Although Belt and Road countries face rising costs because of the green constraints, the green transition also gives rise to new comparative advantages with resource endowments including new energy metals such as lithium, cobalt, nickel, platinum, copper and manganese, wind energy and solar energy, while global green industry chains allow the large labor forces of many Belt and Road countries to participate in global production. Therefore, the green transition can allow many Belt and Road countries’ emerging resources and large labor forces to participate more in global industry chains, and green industries may emerge as the new economic growth drivers.
China proposes that the Belt and Road Initiative should be green. The key to building a green Belt and Road Initiative is to help these countries maximize green benefits and minimize green costs.
China is able to leverage its own advantages to help Belt and Road countries seize opportunities for development related to participation in the green value chain. China could help the countries that are rich in new energy metal resources break the so-called resource curse, for example, through the construction of infrastructures such as roads and ports and the development of midstream and downstream manufacturing industries related to new energy metals. Relying on cost-effective photovoltaic products and globally competitive power equipment, China can achieve mutually beneficial cooperation with Belt and Road countries rich in solar and wind resources by offering investment in and construction of solar and wind power plants, as well as by trade in machinery and components.
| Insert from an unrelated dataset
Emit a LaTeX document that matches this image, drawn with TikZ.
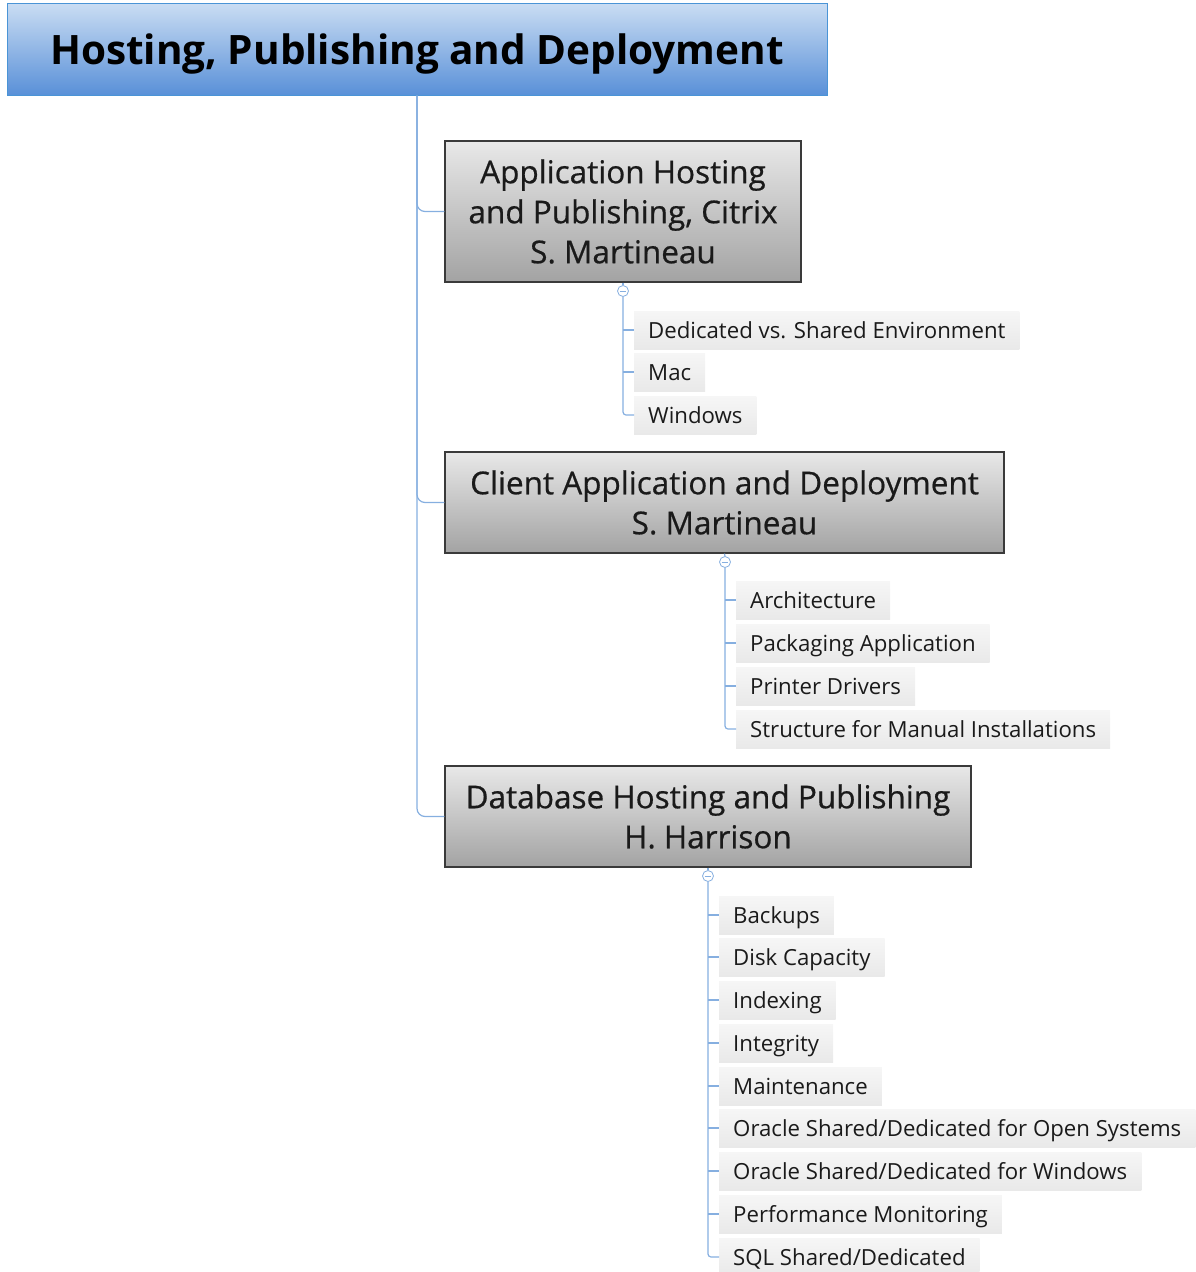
\documentclass[tikz,border=0pt]{standalone}
\usepackage{fontspec}
\setmainfont{Open Sans}
\newfontfamily\titlefont{Open Sans}
\newfontfamily\boxfont{Open Sans}[FakeBold=0.6]
\begin{document}
\begin{tikzpicture}[x=1pt,y=-1pt,
  conn/.style={draw=connblue, line width=1.2pt},
  titlebox/.style={draw=titleborder, line width=1pt, top color=titletop, bottom color=titlebot,
    minimum width=820pt, minimum height=92pt, inner sep=0pt, text height=30pt, text depth=0pt,
    font=\titlefont\fontsize{40.5}{46}\selectfont\bfseries, text=black},
  mainbox/.style={draw=boxborder, line width=1.2pt, top color=boxtop, bottom color=boxbot,
    inner sep=0pt, align=center, font=\boxfont\fontsize{31.5}{40}\selectfont, text=textdark},
  leaf/.style={anchor=west, top color=leaftop, bottom color=leafbot, inner xsep=14pt,
    minimum height=38pt, inner ysep=0pt, text height=16pt, text depth=0pt,
    font=\fontsize{22.2}{26}\selectfont, text=textdark},
  toggle/.style={circle, draw=connblue, fill=white, line width=0.8pt, minimum size=11pt, inner sep=0pt},
]
\definecolor{connblue}{HTML}{86AFE0}
\definecolor{titleborder}{HTML}{4A94D6}
\definecolor{titletop}{HTML}{CADDF3}
\definecolor{titlebot}{HTML}{5990D8}
\definecolor{boxborder}{HTML}{3A3A3A}
\definecolor{boxtop}{HTML}{E8E8E8}
\definecolor{boxbot}{HTML}{A3A3A3}
\definecolor{leaftop}{HTML}{F6F6F6}
\definecolor{leafbot}{HTML}{E9E9E9}
\definecolor{textdark}{HTML}{1A1A1A}

\useasboundingbox (0,0) rectangle (1195,1272);

% title
\node[titlebox] (title) at (417,49) {Hosting, Publishing and Deployment};

% main boxes
\node[mainbox, minimum width=356pt, minimum height=141pt] (b1) at (623,211.5)
  {Application Hosting\\and Publishing, Citrix\\S. Martineau};
\node[mainbox, minimum width=559pt, minimum height=101pt] (b2) at (724.5,502.5)
  {Client Application and Deployment\\S. Martineau};
\node[mainbox, minimum width=526pt, minimum height=101pt] (b3) at (708,816.5)
  {Database Hosting and Publishing\\H. Harrison};

% trunk
\draw[conn, rounded corners=8pt] (title.south) |- (b1.west);
\draw[conn, rounded corners=8pt] (title.south) |- (b2.west);
\draw[conn, rounded corners=8pt] (title.south) |- (b3.west);

% toggles
\node[toggle] (t1) at (623,291) {};
\node[toggle] (t2) at (725,562) {};
\node[toggle] (t3) at (708,876) {};
\draw[connblue, line width=0.8pt] (t1.west) ++(2.5,0) -- ++(6,0);
\draw[connblue, line width=0.8pt] (t2.west) ++(2.5,0) -- ++(6,0);
\draw[connblue, line width=0.8pt] (t3.west) ++(2.5,0) -- ++(6,0);
\draw[conn] (b1.south) -- (t1.north);
\draw[conn] (b2.south) -- (t2.north);
\draw[conn] (b3.south) -- (t3.north);

% leaves group 1
\node[leaf] (l11) at (634,330) {Dedicated vs. Shared Environment};
\node[leaf] (l12) at (634,372) {Mac};
\node[leaf] (l13) at (634,415) {Windows};
\draw[conn, rounded corners=3pt] (t1.south) |- (l13.west);
\draw[conn] (t1.south |- l11.west) -- (l11.west);
\draw[conn] (t1.south |- l12.west) -- (l12.west);

% leaves group 2
\node[leaf] (l21) at (736,600) {Architecture};
\node[leaf] (l22) at (736,643) {Packaging Application};
\node[leaf] (l23) at (736,686) {Printer Drivers};
\node[leaf] (l24) at (736,729) {Structure for Manual Installations};
\draw[conn, rounded corners=3pt] (t2.south) |- (l24.west);
\foreach \n in {l21,l22,l23} \draw[conn] (t2.south |- \n.west) -- (\n.west);

% leaves group 3
\node[leaf] (l31) at (719,915) {Backups};
\node[leaf] (l32) at (719,957) {Disk Capacity};
\node[leaf] (l33) at (719,1000) {Indexing};
\node[leaf] (l34) at (719,1043) {Integrity};
\node[leaf] (l35) at (719,1086) {Maintenance};
\node[leaf] (l36) at (719,1128) {Oracle Shared/Dedicated for Open Systems};
\node[leaf] (l37) at (719,1171) {Oracle Shared/Dedicated for Windows};
\node[leaf] (l38) at (719,1214) {Performance Monitoring};
\node[leaf] (l39) at (719,1257) {SQL Shared/Dedicated};
\draw[conn, rounded corners=3pt] (t3.south) |- (l39.west);
\foreach \n in {l31,l32,l33,l34,l35,l36,l37,l38} \draw[conn] (t3.south |- \n.west) -- (\n.west);
\end{tikzpicture}
\end{document}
Environmental costs can be reduced by strengthening environmental assessment, raising emission standards, improving people’s welfare, and enhancing environmental responsibility. China can encourage companies to actively reduce emissions and bear the cost by improving emission standards when implementing overseas projects, in order to minimize the damage to the local environment. In the guidelines for ecological and environmental protection of foreign investment cooperation and construction projects, jointly issued by the Ministry of Ecology and Environment and the Ministry of Commerce in 2022, it is explicitly stated that if the host country does not have relevant ecological and environmental policy standards or has low standard requirements, it is encouraged to adopt international practices or China’s stricter standards to better address the risks and challenges of green development under the Belt and Road Initiative. The government could also strengthen cooperation with Belt and Road countries in green technology, as well as green investment and financing, and reduce the transaction costs of domestic companies going global.
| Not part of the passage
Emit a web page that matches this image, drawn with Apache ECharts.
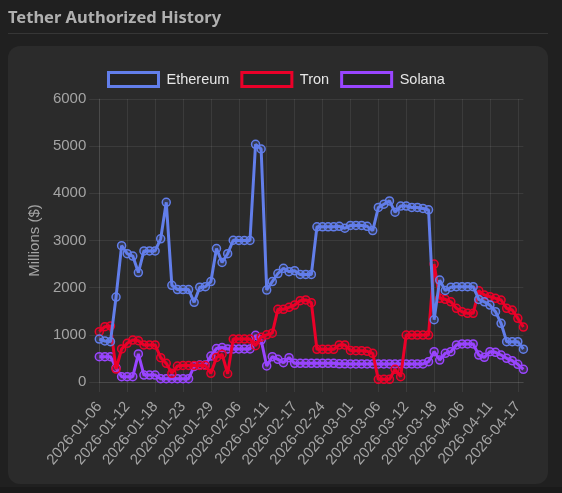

If we consider the principles of cost-benefit equivalence, the benefits of environmental governance in Belt and Road countries have global or regional attributes in terms of climate change, biodiversity conservation and transnational pollution control. Since the environmental benefits are shared globally, the governance costs should not solely be borne by the Belt and Road countries, but should be shared at the global level. For example, from a historical perspective, developed countries have accumulated much greater emissions and environmental damage than developing countries. The ecological conservation efforts of developing countries have a significant impact on global climate and environment. However, developed countries have so far failed to reasonably compensate for the environmental benefits.
Therefore, China could call for global actions for benefit compensation, actively participate in and lead the international environmental protection and sustainable development, and explore the establishment of an international environmental compensation mechanism, in order to strive for legitimate and reasonable development space for Belt and Road countries.